Software Security Training (BSIMM6 Part 4)

“Without continual growth and progress, such words as improvement, achievement, and success have no meaning." – Benjamin Franklin

TL;DR:

The Software Security Training practice is the third and last practice of the BSIMM6 Governance domain. The goal of this practice is to create knowledgeable team members across the firm. Besides providing everyone with the foundational knowledge of software security, it is critically important to establish role-based knowledge that specifically addresses the skills required to perform the Secure Software Development Life-Cycle (SSDL) activities. More information about the Training practice can be found here. The full BSIMM6 is available under the creative commons and can be downloaded at https://www.bsimm.com/download/.

Practice: Software Security Training

The governance domain contains practices that help organize, manage, and measure a software security initiative. Software Security Training, the third of three practices in the governance domain aims at providing the necessary training for all stakeholders of the SSDL such as Business Analysts, Architects, Developers and Testers.
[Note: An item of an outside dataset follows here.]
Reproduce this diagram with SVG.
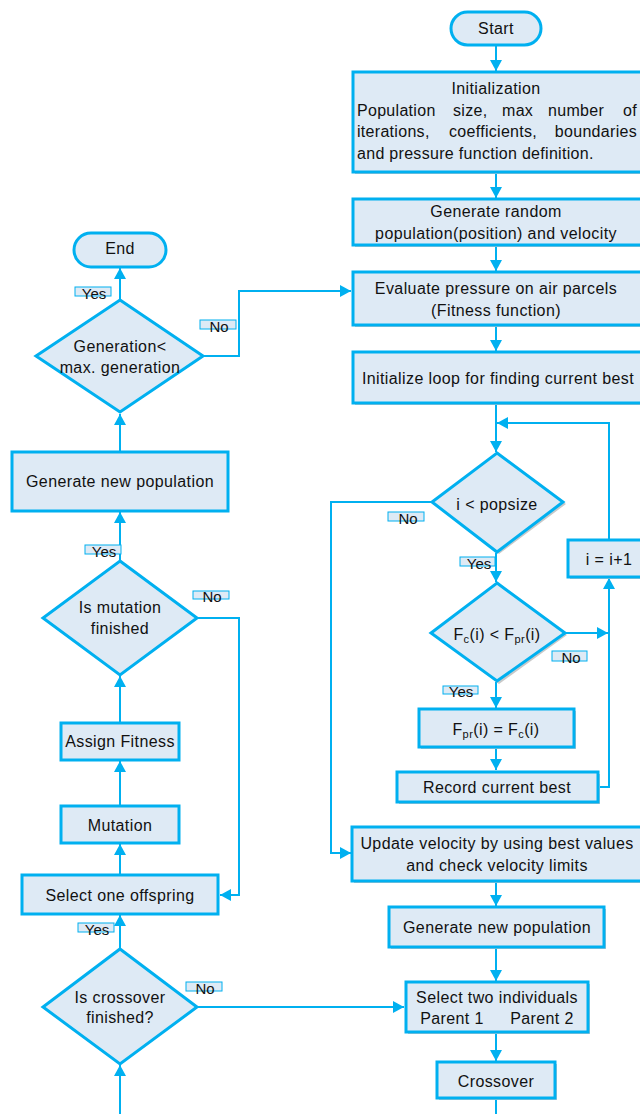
<svg xmlns="http://www.w3.org/2000/svg" width="640" height="1114" viewBox="0 0 640 1114">
<style>
.n{fill:#DEEAF5;stroke:#00B0F0;stroke-width:3}
.sh{fill:#C9C9C9}
.t{font-family:"Liberation Sans",Arial,sans-serif;font-size:16px;letter-spacing:0.4px;fill:#111;text-anchor:middle}
.w{font-family:"Liberation Sans",Arial,sans-serif;font-size:16px;letter-spacing:0.3px;fill:#111}
.c{fill:none;stroke:#00B0F0;stroke-width:2}
.lb{fill:#DEEAF5;stroke:#00B0F0;stroke-width:1}
.lt{font-family:"Liberation Sans",Arial,sans-serif;font-size:15px;fill:#111;text-anchor:middle}
</style>
<defs>
<marker id="a" markerUnits="userSpaceOnUse" markerWidth="12" markerHeight="12" refX="11" refY="6" orient="auto">
<path d="M0,0 L11,6 L0,12 z" fill="#00B0F0"/>
</marker>
</defs>
<rect width="640" height="1114" fill="#fff"/>

<g id="connectors">
<path class="c" d="M496,46 V71" marker-end="url(#a)"/>
<path class="c" d="M496,173 V198" marker-end="url(#a)"/>
<path class="c" d="M496,246 V271" marker-end="url(#a)"/>
<path class="c" d="M496,326 V351" marker-end="url(#a)"/>
<path class="c" d="M496,404 V452" marker-end="url(#a)"/>
<path class="c" d="M609,540 V423 H497" marker-end="url(#a)"/>
<path class="c" d="M496,553 V582" marker-end="url(#a)"/>
<path class="c" d="M432,502 H331 V853 H351" marker-end="url(#a)"/>
<path class="c" d="M565,633 H608" marker-end="url(#a)"/>
<path class="c" d="M496,682 V708" marker-end="url(#a)"/>
<path class="c" d="M496,748 V770" marker-end="url(#a)"/>
<path class="c" d="M599,787 H609 V578" marker-end="url(#a)"/>
<path class="c" d="M496,882 V906" marker-end="url(#a)"/>
<path class="c" d="M496,948 V981" marker-end="url(#a)"/>
<path class="c" d="M496,1033 V1061" marker-end="url(#a)"/>
<path class="c" d="M496,1099 V1114"/>
<path class="c" d="M120,1114 V1065" marker-end="url(#a)"/>
<path class="c" d="M120,949 V915" marker-end="url(#a)"/>
<path class="c" d="M197,1007 H404" marker-end="url(#a)"/>
<path class="c" d="M120,874 V844" marker-end="url(#a)"/>
<path class="c" d="M120,806 V761" marker-end="url(#a)"/>
<path class="c" d="M120,723 V676" marker-end="url(#a)"/>
<path class="c" d="M197,618 H239 V895 H220" marker-end="url(#a)"/>
<path class="c" d="M120,561 V512" marker-end="url(#a)"/>
<path class="c" d="M120,452 V414" marker-end="url(#a)"/>
<path class="c" d="M120,300 V268" marker-end="url(#a)"/>
<path class="c" d="M203,356 H239 V291 H351" marker-end="url(#a)"/>
</g>

<g id="start">
<rect class="n" x="451" y="12" width="90" height="33" rx="16.5"/>
<text class="t" x="496" y="34">Start</text>
</g>

<g id="init">
<rect class="sh" x="355" y="74" width="300" height="100"/>
<rect class="n" x="353" y="72" width="300" height="100"/>
<text class="t" x="496" y="94">Initialization</text>
<text class="w" x="357" y="115.5">Population</text>
<text class="w" x="453" y="115.5">size,</text>
<text class="w" x="502" y="115.5">max</text>
<text class="w" x="548" y="115.5">number</text>
<text class="w" x="637" y="115.5" text-anchor="end">of</text>
<text class="w" x="357" y="137">iterations,</text>
<text class="w" x="449" y="137">coefficients,</text>
<text class="w" x="637" y="137" text-anchor="end">boundaries</text>
<text class="w" x="357" y="159">and pressure function definition.</text>
</g>

<g id="genrandom">
<rect class="sh" x="355" y="201" width="300" height="46"/>
<rect class="n" x="353" y="199" width="300" height="46"/>
<text class="t" x="496" y="217">Generate random</text>
<text class="t" x="496" y="239">population(position) and velocity</text>
</g>

<g id="evaluate">
<rect class="sh" x="355" y="274" width="300" height="53"/>
<rect class="n" x="353" y="272" width="300" height="53"/>
<text class="t" x="496" y="294">Evaluate pressure on air parcels</text>
<text class="t" x="496" y="316">(Fitness function)</text>
</g>

<g id="initloop">
<rect class="sh" x="355" y="354" width="300" height="51"/>
<rect class="n" x="353" y="352" width="300" height="51"/>
<text class="t" x="498" y="384">Initialize loop for finding current best</text>
</g>

<g id="popsize">
<polygon class="sh" points="499,455 566,504 499,554 434,504"/>
<polygon class="n" points="497,453 563,502 497,552 432,502"/>
<text class="t" x="497" y="510">i &lt; popsize</text>
</g>

<g id="incr">
<rect class="sh" x="570" y="542" width="82" height="37"/>
<rect class="n" x="568" y="540" width="82" height="37"/>
<text class="t" x="609" y="565">i = i+1</text>
</g>

<g id="compare">
<polygon class="sh" points="499,585 567,635 499,684 433,635"/>
<polygon class="n" points="497,583 565,633 497,681 431,633"/>
<text class="t" x="497" y="640">F<tspan font-size="11" dy="3">c</tspan><tspan dy="-3">(i) &lt; F</tspan><tspan font-size="11" dy="3">pr</tspan><tspan dy="-3">(i)</tspan></text>
</g>

<g id="assignbest">
<rect class="sh" x="421" y="711" width="155" height="38"/>
<rect class="n" x="419" y="709" width="155" height="38"/>
<text class="t" x="496" y="735">F<tspan font-size="11" dy="3">pr</tspan><tspan dy="-3">(i) = F</tspan><tspan font-size="11" dy="3">c</tspan><tspan dy="-3">(i)</tspan></text>
</g>

<g id="record">
<rect class="sh" x="399" y="774" width="201" height="30"/>
<rect class="n" x="397" y="772" width="201" height="30"/>
<text class="t" x="497" y="793">Record current best</text>
</g>

<g id="update">
<rect class="sh" x="354" y="829" width="300" height="54"/>
<rect class="n" x="352" y="827" width="300" height="54"/>
<text class="t" x="497" y="849">Update velocity by using best values</text>
<text class="t" x="497" y="871">and check velocity limits</text>
</g>

<g id="gennewright">
<rect class="sh" x="391" y="909" width="215" height="40"/>
<rect class="n" x="389" y="907" width="215" height="40"/>
<text class="t" x="497" y="933">Generate new population</text>
</g>

<g id="selecttwo">
<rect class="sh" x="408" y="984" width="182" height="50"/>
<rect class="n" x="406" y="982" width="182" height="50"/>
<text class="t" x="497" y="1003">Select two individuals</text>
<text class="t" x="452" y="1024">Parent 1</text>
<text class="t" x="542" y="1024">Parent 2</text>
</g>

<g id="crossover">
<rect class="sh" x="439" y="1064" width="118" height="36"/>
<rect class="n" x="437" y="1062" width="118" height="36"/>
<text class="t" x="496" y="1087">Crossover</text>
</g>

<g id="end">
<rect class="n" x="74" y="233" width="92" height="34" rx="17"/>
<text class="t" x="120" y="254">End</text>
</g>

<g id="gencheck">
<polygon class="n" points="120,300 203,356 120,412 36,356"/>
<text class="t" x="120" y="352">Generation&lt;</text>
<text class="t" x="120" y="373">max. generation</text>
</g>

<g id="gennewleft">
<rect class="n" x="12" y="452" width="216" height="59"/>
<text class="t" x="120" y="487">Generate new population</text>
</g>

<g id="mutcheck">
<polygon class="n" points="120,561 197,618 120,675 43,618"/>
<text class="t" x="120" y="613">Is mutation</text>
<text class="t" x="120" y="634">finished</text>
</g>

<g id="assignfit">
<rect class="n" x="61" y="723" width="118" height="37"/>
<text class="t" x="120" y="747">Assign Fitness</text>
</g>

<g id="mutation">
<rect class="n" x="61" y="806" width="118" height="37"/>
<text class="t" x="120" y="831">Mutation</text>
</g>

<g id="selectone">
<rect class="n" x="22" y="875" width="196" height="39"/>
<text class="t" x="120" y="901">Select one offspring</text>
</g>

<g id="crosscheck">
<polygon class="n" points="120,949 197,1007 120,1064 43,1007"/>
<text class="t" x="120" y="1003">Is crossover</text>
<text class="t" x="120" y="1023">finished?</text>
</g>

<g id="labels">
<rect class="lb" x="75" y="287" width="36" height="9"/><text class="lt" x="94" y="299">Yes</text>
<rect class="lb" x="200" y="320" width="36" height="9"/><text class="lt" x="219" y="332">No</text>
<rect class="lb" x="85" y="545" width="36" height="9"/><text class="lt" x="104" y="557">Yes</text>
<rect class="lb" x="193" y="591" width="36" height="8"/><text class="lt" x="212" y="602">No</text>
<rect class="lb" x="78" y="923" width="36" height="9"/><text class="lt" x="97" y="935">Yes</text>
<rect class="lb" x="186" y="982" width="36" height="9"/><text class="lt" x="205" y="994">No</text>
<rect class="lb" x="388" y="512" width="36" height="9"/><text class="lt" x="408" y="524">No</text>
<rect class="lb" x="460" y="557" width="35" height="9"/><text class="lt" x="479" y="569">Yes</text>
<rect class="lb" x="552" y="651" width="35" height="10"/><text class="lt" x="571" y="663">No</text>
<rect class="lb" x="443" y="686" width="35" height="8"/><text class="lt" x="461" y="697">Yes</text>
</g>
</svg>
In the first part of this blog series it was established that BSIMM6 activities are categorized in maturity levels ranging from low maturity (level 1) to high maturity (level 3). This article focuses on the foundational activities (maturity level 1), however if you want to learn more about the activities in maturity level 2 and 3 visit the Software Security Training section at the official BSIMM6 website.

Provide awareness training

Out of all activities in this Training practice, this one has been observed in most organizations.
If you are not doing this activity yet, then it is a good place to start.

The Software Security Group (SSG) provides awareness training for everyone that is involved in the Software Development Life-Cycle (SDLC). The software security awareness training should cover the benefit of software security initiatives, high-level concepts of software security, as well as explain how security risks affect the information assets of the firm.

Deliver role-specific advanced curriculum

After establishing the foundational training, the curriculum is extended to provide role-based training that is specific to the role of the trainee. Different training content is provided for Java developers and .NET developers that dives into the the technology specific vulnerabilities and best practices to avoid them. Training has to be provided for other roles than developers such as architects, QA and even executives.

Create and use material specific to company history

While most of the content for the activities above is generic, this activity includes content specific to the company's history. Former attacks against the company, the root cause of the issue and how it can be avoided is one example of this. Additionally, using application specific code review or pentesting results to cover common vulnerabilities with the responsible development team will ensure high engagement.

Deliver on-demand individual training

While having an extensive instructor led training curriculum is important, on-demand individual training lowers the burden on trainers and allows scaling the training across an organisation. On-demand training builds the foundation for many of the level 2 and 3 maturity activities. However, be mindful that on-demand training is not always the best fit for every topic and skill.

Start. Stop. Continue.

Consider the following strategy:

  • Start: Delivering on-demand training to allow scaling the training efforts.
  • Stop: Neglecting the importance of software security training.
  • Continue: Providing training to all stakeholders on software security foundations.